Dating today can be incredibly frustrating and carries with it a new-ish set of challenges with the explosion of digital platforms. But in the end, there is one key to making the whole process optimal for everyone.
“Treat potential partners like actual people, not bubbles on a screen.”
That’s from the conclusion of Aziz Ansari’s “Modern Romance.” The book, which he worked on with sociologist Eric Klinenberg, runs through how dating has changed over the years, especially with how people meet and how late in life they get married. A lot of it involves how the process now runs through our phones.
For example, the authors cite a 1932 study of 5,000 marriage licenses filed in Philadelphia that found one-third of the couples had lived within a five block radius.
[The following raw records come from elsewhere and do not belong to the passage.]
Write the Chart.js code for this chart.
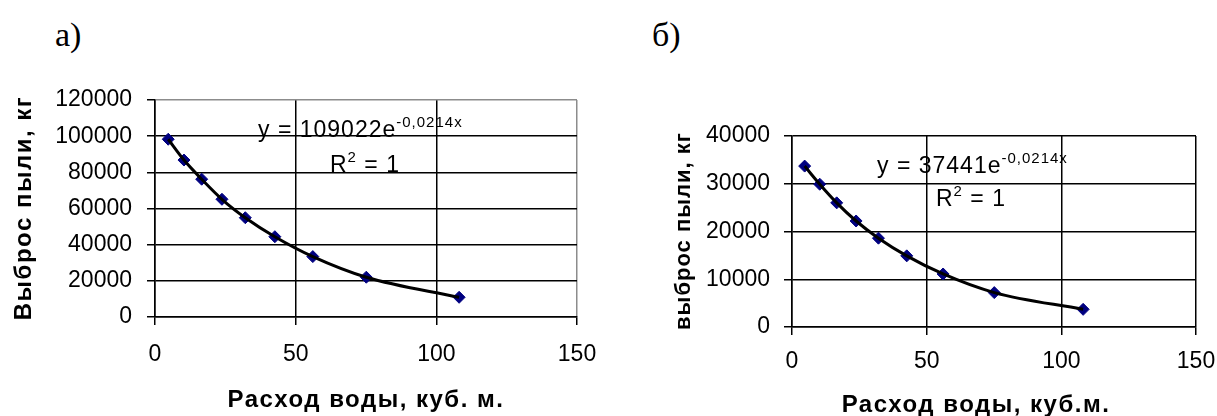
<!DOCTYPE html>
<html lang="ru">
<head>
<meta charset="UTF-8">
<title>Выброс пыли</title>
<script src="https://cdn.jsdelivr.net/npm/chart.js"></script>
<style>
  body {
    margin: 0;
    background: #fff;
    width: 1217px;
    height: 416px;
    position: relative;
    overflow: hidden;
  }
  .part {
    position: absolute;
    top: 16px;
    font-family: "Liberation Serif", "Times New Roman", serif;
    font-size: 34px;
    color: #000;
  }
  #partA { left: 55px; }
  #partB { left: 652px; }
  canvas { position: absolute; top: 0; }
  #chartA { left: 0; }
  #chartB { left: 610px; }
</style>
</head>
<body>
<div class="part" id="partA">а)</div>
<div class="part" id="partB">б)</div>
<canvas id="chartA" width="600" height="416"></canvas>
<canvas id="chartB" width="607" height="416"></canvas>

<script>
// water flow, m3 (same points on both charts)
const flowX = [4.7, 10.3, 16.6, 23.8, 32.1, 42.6, 56.1, 75.1, 108.1];
// dust emission, kg
const dustA = [98300, 86800, 76200, 65100, 54900, 44400, 33400, 22000, 10900];
const dustB = [33700, 29900, 26000, 22200, 18600, 14900, 11100, 7200, 3700];

const xTicks = [0, 50, 100, 150];
const yTicksA = [0, 20000, 40000, 60000, 80000, 100000, 120000];
const yTicksB = [0, 10000, 20000, 30000, 40000];

const eqA = "y = 109022e";
const eqB = "y = 37441e";
const eqPow = "-0,0214x";

const FONT = '"Liberation Sans", Arial, sans-serif';

// equation, R^2 and axis titles (drawn by hand to get the wide letter spacing)
function textPlugin(c) {
  return {
    id: "extraText",
    afterDraw(chart) {
      const ctx = chart.ctx;
      const a = chart.chartArea;
      ctx.save();
      ctx.fillStyle = "#000";
      ctx.letterSpacing = "1px";
      ctx.textBaseline = "alphabetic";
      ctx.textAlign = "left";

      let x = a.left + c.eqX, y = a.top + c.eqY;
      ctx.font = "23px " + FONT;
      ctx.fillText(c.eq, x, y);
      x += ctx.measureText(c.eq).width;
      ctx.font = "15px " + FONT;
      ctx.fillText(eqPow, x, y - 10);

      x = a.left + c.rX; y = a.top + c.rY;
      ctx.font = "23px " + FONT;
      ctx.fillText("R", x, y);
      x += ctx.measureText("R").width;
      ctx.font = "15px " + FONT;
      ctx.fillText("2", x, y - 10);
      x += ctx.measureText("2").width;
      ctx.font = "23px " + FONT;
      ctx.fillText(" = 1", x, y);

      // axis titles
      ctx.textAlign = "center";
      ctx.textBaseline = "middle";
      ctx.letterSpacing = c.xTitleSpacing;
      ctx.font = "bold " + c.xTitleSize + "px " + FONT;
      ctx.fillText(c.xTitle, c.xTitleX, c.xTitleY);

      ctx.translate(c.yTitleX, c.yTitleY);
      ctx.rotate(-Math.PI / 2);
      ctx.letterSpacing = c.yTitleSpacing;
      ctx.font = "bold " + c.yTitleSize + "px " + FONT;
      ctx.fillText(c.yTitle, 0, 0);
      ctx.restore();
    }
  };
}

function buildChart(id, c) {
  const pts = flowX.map((x, i) => ({ x: x, y: c.dust[i] }));
  return new Chart(document.getElementById(id), {
    type: "scatter",
    data: {
      datasets: [
        {
          data: pts,
          showLine: true,
          borderColor: "#000",
          borderWidth: 3,
          pointRadius: 0,
          cubicInterpolationMode: "monotone",
          fill: false
        },
        {
          data: pts,
          showLine: false,
          pointStyle: "rectRot",
          pointRadius: 6,
          backgroundColor: "#000080",
          borderColor: "#000080",
          borderWidth: 1
        }
      ]
    },
    options: {
      responsive: false,
      animation: false,
      devicePixelRatio: 1,
      layout: { padding: c.pad },
      plugins: { legend: { display: false }, tooltip: { enabled: false } },
      scales: {
        x: {
          type: "linear",
          min: 0,
          max: 150,
          afterBuildTicks: s => { s.ticks = xTicks.map(v => ({ value: v })); },
          afterFit: s => { s.height = c.xH; s.paddingLeft = 0; s.paddingRight = 0; },
          grid: {
            color: g => (c.grayEdge && g.tick && g.tick.value === 150) ? "#8c8c8c" : "#000",
            lineWidth: 1.5,
            tickLength: 8,
            tickColor: "#000",
            tickWidth: 1.5
          },
          border: { color: "#000", width: 1.5 },
          ticks: {
            color: "#000",
            font: { family: FONT, size: 23 },
            padding: c.xTickPad,
            maxRotation: 0,
            autoSkip: false,
            callback: v => String(v)
          }
        },
        y: {
          type: "linear",
          min: 0,
          max: c.yMax,
          afterBuildTicks: s => { s.ticks = c.yTicks.map(v => ({ value: v })); },
          afterFit: s => { s.width = c.yW; },
          grid: {
            color: g => (c.grayEdge && g.tick && g.tick.value === c.yMax) ? "#8c8c8c" : "#000",
            lineWidth: 1.5,
            tickLength: 8,
            tickColor: "#000",
            tickWidth: 1.5
          },
          border: { color: "#000", width: 1.5 },
          ticks: {
            color: "#000",
            font: { family: FONT, size: 23 },
            padding: c.yTickPad,
            autoSkip: false,
            callback: v => String(v)
          }
        }
      }
    },
    plugins: [textPlugin(c)]
  });
}

buildChart("chartA", {
  dust: dustA,
  yMax: 120000,
  yTicks: yTicksA,
  pad: { top: 100, right: 23, left: 0, bottom: 0 },
  xH: 99,
  yW: 155,
  grayEdge: true,
  xTickPad: 16,
  yTickPad: 15,
  xTitle: "Расход воды, куб. м.",
  xTitleSize: 24, xTitleSpacing: "1.5px", xTitleX: 366, xTitleY: 400,
  yTitle: "Выброс пыли, кг",
  yTitleSize: 24, yTitleSpacing: "1.5px", yTitleX: 24, yTitleY: 208,
  eq: eqA, eqX: 103, eqY: 37, rX: 175, rY: 72
});

buildChart("chartB", {
  dust: dustB,
  yMax: 40000,
  yTicks: yTicksB,
  pad: { top: 136, right: 21, left: 0, bottom: 0 },
  xH: 89,
  yW: 182,
  grayEdge: false,
  xTickPad: 13,
  yTickPad: 14,
  xTitle: "Расход воды, куб.м.",
  xTitleSize: 24, xTitleSpacing: "1.5px", xTitleX: 366, xTitleY: 405,
  yTitle: "выброс пыли, кг",
  yTitleSize: 22, yTitleSpacing: "1px", yTitleX: 74, yTitleY: 231,
  eq: eqB, eqX: 85, eqY: 37, rX: 144, rY: 70
});
</script>
</body>
</html>
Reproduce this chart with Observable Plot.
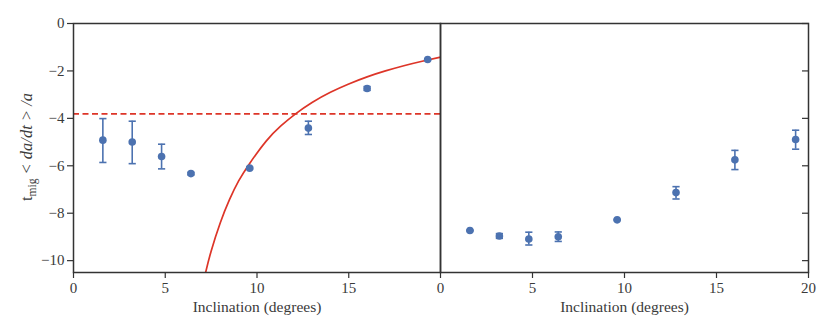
<!DOCTYPE html>
<html>
<head>
<meta charset="utf-8">
<script src="https://cdn.jsdelivr.net/npm/d3@7"></script>
<script src="https://cdn.jsdelivr.net/npm/@observablehq/plot@0.6"></script>
<style>
  html, body { margin: 0; padding: 0; background: #fff; }
  #chart { position: relative; width: 830px; height: 332px; }
  #chart > svg { position: absolute; top: 0; }
  #chart svg, #chart svg text { font-family: "Liberation Serif", "DejaVu Serif", "Times New Roman", serif !important; }
</style>
</head>
<body>
<div id="chart"></div>
<script>
// ---- Data ----
// Left panel
const leftInc   = [1.6, 3.2, 4.8, 6.4, 9.6, 12.8, 16.0, 19.3];
const leftVal   = [-4.92, -5.0, -5.61, -6.33, -6.1, -4.41, -2.74, -1.52];
const leftLo    = [-5.86, -5.91, -6.13, -6.38, -6.14, -4.68, -2.82, -1.55];
const leftHi    = [-4.01, -4.12, -5.09, -6.28, -6.06, -4.12, -2.66, -1.49];
// Right panel
const rightInc  = [1.6, 3.2, 4.8, 6.4, 9.6, 12.8, 16.0, 19.3];
const rightVal  = [-8.73, -8.96, -9.09, -8.99, -8.28, -7.13, -5.75, -4.89];
const rightLo   = [-8.75, -9.06, -9.34, -9.19, -8.30, -7.40, -6.16, -5.30];
const rightHi   = [-8.71, -8.86, -8.80, -8.79, -8.26, -6.88, -5.35, -4.50];
// Red model curve (left panel)
const curveInc  = [7.2, 7.5, 8.0, 8.5, 9.0, 9.6, 10.5, 11.3, 12.1, 13.0, 14.0, 15.0, 16.0, 17.0, 18.0, 19.0, 20.0];
const curveVal  = [-10.5, -9.6, -8.4, -7.43, -6.64, -5.9, -4.96, -4.32, -3.81, -3.33, -2.9, -2.55, -2.25, -2.0, -1.78, -1.59, -1.42];
// Dashed reference level
const refLevel  = [-3.81];
// Ticks
const yTicks     = [0, -2, -4, -6, -8, -10];
const xTicksLeft = [0, 5, 10, 15];
const xTicksRight= [0, 5, 10, 15, 20];
const xLabel = "Inclination (degrees)";

const blue = "#4c72b0";
const red = "#dd3528";
const axisColor = "#333";
const textColor = "#3a3a3a";
const serif = '"Liberation Serif", "DejaVu Serif", "Times New Roman", serif';
const fmt = d => d === 0 ? "0" : (d < 0 ? "\u2212" + Math.abs(d) : String(d));

const table = (xs, v, lo, hi) => xs.map((x, i) => ({x, v: v[i], lo: lo[i], hi: hi[i]}));
const leftData = table(leftInc, leftVal, leftLo, leftHi);
const rightData = table(rightInc, rightVal, rightLo, rightHi);
const curve = curveInc.map((x, i) => ({x, v: curveVal[i]}));

const hline = { draw(ctx, size) { const r = Math.sqrt(size / Math.PI); ctx.moveTo(-r, 0); ctx.lineTo(r, 0); } };

const errMarks = (data) => [
  Plot.ruleX(data, {x: "x", y1: "lo", y2: "hi", stroke: blue, strokeWidth: 1.6}),
  Plot.dot(data, {x: "x", y: "lo", symbol: hline, r: 3.6, stroke: blue, strokeWidth: 1.6, fill: "none"}),
  Plot.dot(data, {x: "x", y: "hi", symbol: hline, r: 3.6, stroke: blue, strokeWidth: 1.6, fill: "none"}),
  Plot.dot(data, {x: "x", y: "v", r: 3.8, fill: blue, stroke: "none"})
];

const common = {
  height: 332,
  marginTop: 23,
  marginBottom: 60,
  style: {fontFamily: serif, fontSize: "15px", color: textColor, background: "transparent", overflow: "visible"},
  y: {domain: [-10.5, 0]},
  x: {domain: [0, 20]}
};

const xAxis = (ticks) => Plot.axisX({ticks, tickFormat: fmt, tickSize: 6, tickPadding: 4, label: xLabel, labelAnchor: "center", labelArrow: "none", labelOffset: 39, stroke: axisColor, strokeWidth: 1.2, fill: textColor});

const left = Plot.plot({
  ...common,
  width: 440,
  marginLeft: 73,
  marginRight: 0,
  marks: [
    Plot.ruleY(refLevel, {stroke: red, strokeWidth: 1.6, strokeDasharray: "6,3.5"}),
    Plot.line(curve, {x: "x", y: "v", stroke: red, strokeWidth: 1.7, curve: "natural", clip: true}),
    ...errMarks(leftData),
    Plot.axisY({ticks: yTicks, tickFormat: fmt, tickSize: 6, tickPadding: 3, label: null, stroke: axisColor, strokeWidth: 1.2, fill: textColor}),
    xAxis(xTicksLeft),
    Plot.frame({stroke: axisColor, strokeWidth: 1.5})
  ]
});

const right = Plot.plot({
  ...common,
  width: 390,
  marginLeft: 0,
  marginRight: 22,
  marks: [
    ...errMarks(rightData),
    Plot.axisY({anchor: "right", ticks: yTicks, tickFormat: () => "", tickSize: 7, dx: -7, label: null, stroke: axisColor, strokeWidth: 1.2}),
    xAxis(xTicksRight),
    Plot.frame({stroke: axisColor, strokeWidth: 1.5})
  ]
});

const chart = document.getElementById("chart");
left.style.left = "0px";
right.style.left = "440px";
chart.appendChild(left);
chart.appendChild(right);

// Larger x-axis titles
d3.selectAll("#chart svg g[aria-label='x-axis label'] text").style("font-size", "15.5px");

// Y-axis title with subscript (real text)
const svg = d3.select(left);
const t = svg.append("text")
  .attr("transform", "translate(32,147) rotate(-90)")
  .attr("text-anchor", "middle")
  .attr("fill", textColor)
  .style("font-family", serif)
  .style("font-size", "16.5px");
t.append("tspan").text("t");
t.append("tspan").attr("dy", 3.5).style("font-size", "11.5px").text("mig");
t.append("tspan").attr("dy", -3.5).style("font-style", "italic").text(" < da/dt > /a");
</script>
</body>
</html>
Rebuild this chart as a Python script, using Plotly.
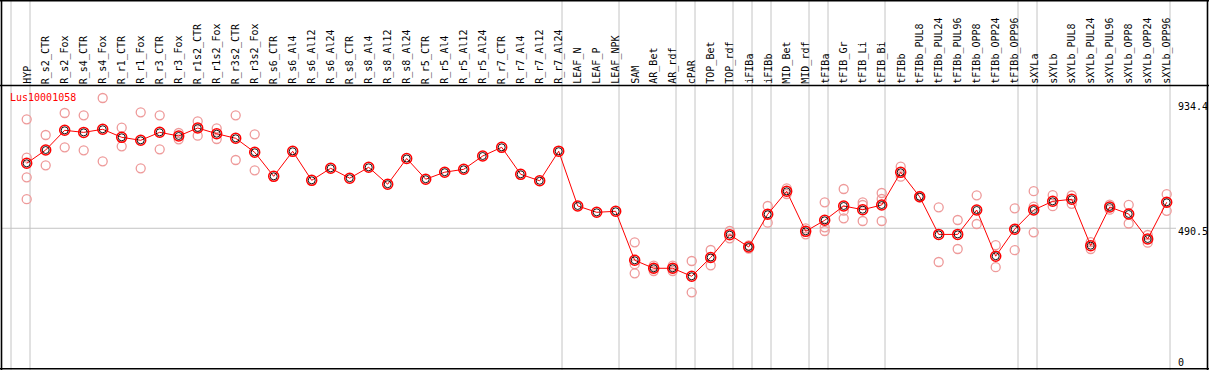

That is part of a group of studies and stories about how a lot of people met spouses who lived in the same apartment building or same street.
Obviously online dating has vastly expanded our options, even if that means coming across the profile of someone who does live in the same street but you might otherwise never run into out in the world.
But with these new options also comes new digital-age problems. Ansari and his team conducted a bunch of focus groups in various cities and asked men and women about what it’s like to date now. The groups touched on a number of topics such as the seemingly simple question of whether you should text someone or call them. Ansari writes that in one group, a woman described calls as “The WORST” while another insisted that was the only way she would talk to a guy.
“[Dumbfounded] – Every guy in that focus group.”
Another major question is how long you should correspond with someone before meeting up for the first time.
“Laurie Davis, author of Love at First Click and an online dating consultant, advises her clients to exchange a maximum of six messages before meeting off-line.”
But, Ansari says, at the same time there are some people — mainly women — who say they become more and more comfortable about the idea of meeting someone in real life after getting more messages in which they seem likely to not be crazy or dangerous.
So what do you do with that? I go for a happy medium. You don’t want to waste your time endlessly writing back and forth with someone who may hate you in person, so I try to get to that date part sort of quickly. But I’ve also heard so many horror stories from women I know about their online experiences. Nothing has ever made me so glad to be a male, since all I have to deal with is odd situations and not ones that make me fearful or horrified.
Ansari presents what is almost a straightforward sociological kind of book, which is not exactly what I was expecting. For anyone currently in the dating world, it’s a really interesting discussion that we don’t often have publicly about what works, what we like, and what ridiculousness we all seem to go through.
But between all the data and focus groups, he does manage to throw in a decent amount of the humor for which he’s famous. He brings up how we break things off when we’re no longer interested and how hard it feels to basically say to someone, “Thanks…but no thanks.”
“This is why our culture developed lines like ‘It’s not you, it’s me’ and ‘I’m just not ready to be in a relationship now’ and ‘I’m sorry, I just want to focus on my dragon art,'” Ansari said.
I can’t wait until someone uses the dragon art line on me. If you are in the position of potentially doing this, I hereby request that’s the method you go with.
There’s so much I could cover, but really if you’ve gotten this far and are interested I absolutely encourage you to read the book. It’s not long and goes quickly!
But I will close with the amazingness that Ansari found in Japan, where the focus group yielded the fact that many people there do not use profile pictures featuring just themselves. Instead, they are with groups of people, and often are just pictures of a cat or their rice cooker.
Now if you’ll excuse me, I have to go change mine to something epic.